Task instructions - Each line below should be retyped exactly, with no pictures.
[Begin Data]
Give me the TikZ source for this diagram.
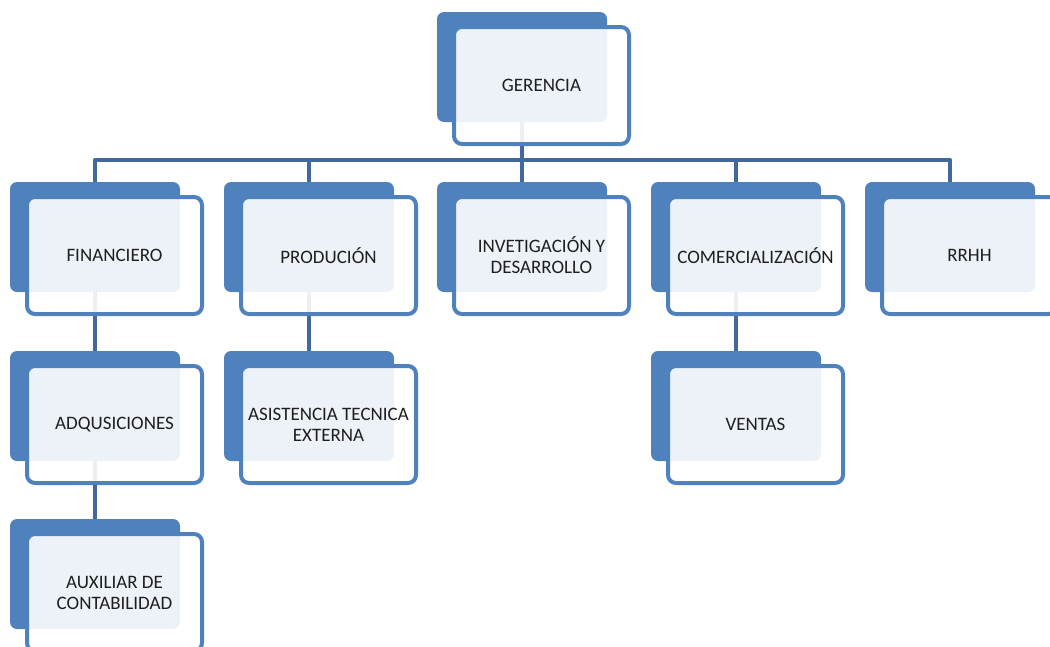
\documentclass[tikz,border=0pt]{standalone}
\usepackage{fontspec}
\setmainfont{Carlito}
\definecolor{boxblue}{HTML}{4F81BD}
\definecolor{linkblue}{HTML}{41699E}
\definecolor{txt}{HTML}{1E1E1E}
\pgfdeclarelayer{connlayer}
\pgfsetlayers{connlayer,main}
\begin{document}
\begin{tikzpicture}[x=1pt,y=-1pt,
  backbox/.style={draw=none,fill=boxblue,rounded corners=7pt,minimum width=170pt,minimum height=110pt,inner sep=0pt},
  frontbox/.style={draw=boxblue,line width=4pt,fill=white,fill opacity=0.9,text opacity=1,rounded corners=8pt,minimum width=175pt,minimum height=117pt,inner sep=0pt,align=center,font=\fontsize{19}{21}\selectfont,text=txt},
  conn/.style={draw=linkblue,line width=4.5pt,line join=round}]
\useasboundingbox (0,0) rectangle (1050,646);
% back boxes (centres = left+85, top+55)
\node[backbox] (gerB) at (522,67) {};
\node[backbox] (finB) at (95,237) {};
\node[backbox] (proB) at (309,237) {};
\node[backbox] (invB) at (522,237) {};
\node[backbox] (comB) at (736,237) {};
\node[backbox] (rrhB) at (950,237) {};
\node[backbox] (adqB) at (95,406) {};
\node[backbox] (asiB) at (309,406) {};
\node[backbox] (venB) at (736,406) {};
\node[backbox] (auxB) at (95,574) {};
% connectors (behind the boxes)
\coordinate (bar) at (0,160);
\begin{pgfonlayer}{connlayer}
\foreach \c in {finB,proB,invB,comB,rrhB}{
  \draw[conn] (gerB.south) -- (gerB.south |- bar) -| (\c.north);
}
\draw[conn] (finB.south) -- (adqB.north);
\draw[conn] (adqB.south) -- (auxB.north);
\draw[conn] (proB.south) -- (asiB.north);
\draw[conn] (comB.south) -- (venB.north);
\end{pgfonlayer}
% front boxes (centres = back left+104.5, back top+73.5)
\node[frontbox] (ger) at (541.5,85.5) {GERENCIA};
\node[frontbox] (fin) at (114.5,255.5) {FINANCIERO};
\node[frontbox] (pro) at (328.5,255.5) {PRODUCIÓN};
\node[frontbox] (inv) at (541.5,255.5) {INVETIGACIÓN Y\\DESARROLLO};
\node[frontbox] (com) at (755.5,255.5) {COMERCIALIZACIÓN};
\node[frontbox] (rrh) at (969.5,255.5) {RRHH};
\node[frontbox] (adq) at (114.5,424.5) {ADQUSICIONES};
\node[frontbox] (asi) at (328.5,424.5) {ASISTENCIA TECNICA\\EXTERNA};
\node[frontbox] (ven) at (755.5,424.5) {VENTAS};
\node[frontbox] (aux) at (114.5,592.5) {AUXILIAR DE\\CONTABILIDAD};
\end{tikzpicture}
\end{document}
[End Data]
Response to this exercise -
Give me the TikZ source for this diagram.
\documentclass[tikz,border=0pt]{standalone}
\usepackage{fontspec}
\setmainfont{Carlito}
\definecolor{boxblue}{HTML}{4F81BD}
\definecolor{linkblue}{HTML}{41699E}
\definecolor{txt}{HTML}{1E1E1E}
\pgfdeclarelayer{connlayer}
\pgfsetlayers{connlayer,main}
\begin{document}
\begin{tikzpicture}[x=1pt,y=-1pt,
  backbox/.style={draw=none,fill=boxblue,rounded corners=7pt,minimum width=170pt,minimum height=110pt,inner sep=0pt},
  frontbox/.style={draw=boxblue,line width=4pt,fill=white,fill opacity=0.9,text opacity=1,rounded corners=8pt,minimum width=175pt,minimum height=117pt,inner sep=0pt,align=center,font=\fontsize{19}{21}\selectfont,text=txt},
  conn/.style={draw=linkblue,line width=4.5pt,line join=round}]
\useasboundingbox (0,0) rectangle (1050,646);
% back boxes (centres = left+85, top+55)
\node[backbox] (gerB) at (522,67) {};
\node[backbox] (finB) at (95,237) {};
\node[backbox] (proB) at (309,237) {};
\node[backbox] (invB) at (522,237) {};
\node[backbox] (comB) at (736,237) {};
\node[backbox] (rrhB) at (950,237) {};
\node[backbox] (adqB) at (95,406) {};
\node[backbox] (asiB) at (309,406) {};
\node[backbox] (venB) at (736,406) {};
\node[backbox] (auxB) at (95,574) {};
% connectors (behind the boxes)
\coordinate (bar) at (0,160);
\begin{pgfonlayer}{connlayer}
\foreach \c in {finB,proB,invB,comB,rrhB}{
  \draw[conn] (gerB.south) -- (gerB.south |- bar) -| (\c.north);
}
\draw[conn] (finB.south) -- (adqB.north);
\draw[conn] (adqB.south) -- (auxB.north);
\draw[conn] (proB.south) -- (asiB.north);
\draw[conn] (comB.south) -- (venB.north);
\end{pgfonlayer}
% front boxes (centres = back left+104.5, back top+73.5)
\node[frontbox] (ger) at (541.5,85.5) {GERENCIA};
\node[frontbox] (fin) at (114.5,255.5) {FINANCIERO};
\node[frontbox] (pro) at (328.5,255.5) {PRODUCIÓN};
\node[frontbox] (inv) at (541.5,255.5) {INVETIGACIÓN Y\\DESARROLLO};
\node[frontbox] (com) at (755.5,255.5) {COMERCIALIZACIÓN};
\node[frontbox] (rrh) at (969.5,255.5) {RRHH};
\node[frontbox] (adq) at (114.5,424.5) {ADQUSICIONES};
\node[frontbox] (asi) at (328.5,424.5) {ASISTENCIA TECNICA\\EXTERNA};
\node[frontbox] (ven) at (755.5,424.5) {VENTAS};
\node[frontbox] (aux) at (114.5,592.5) {AUXILIAR DE\\CONTABILIDAD};
\end{tikzpicture}
\end{document}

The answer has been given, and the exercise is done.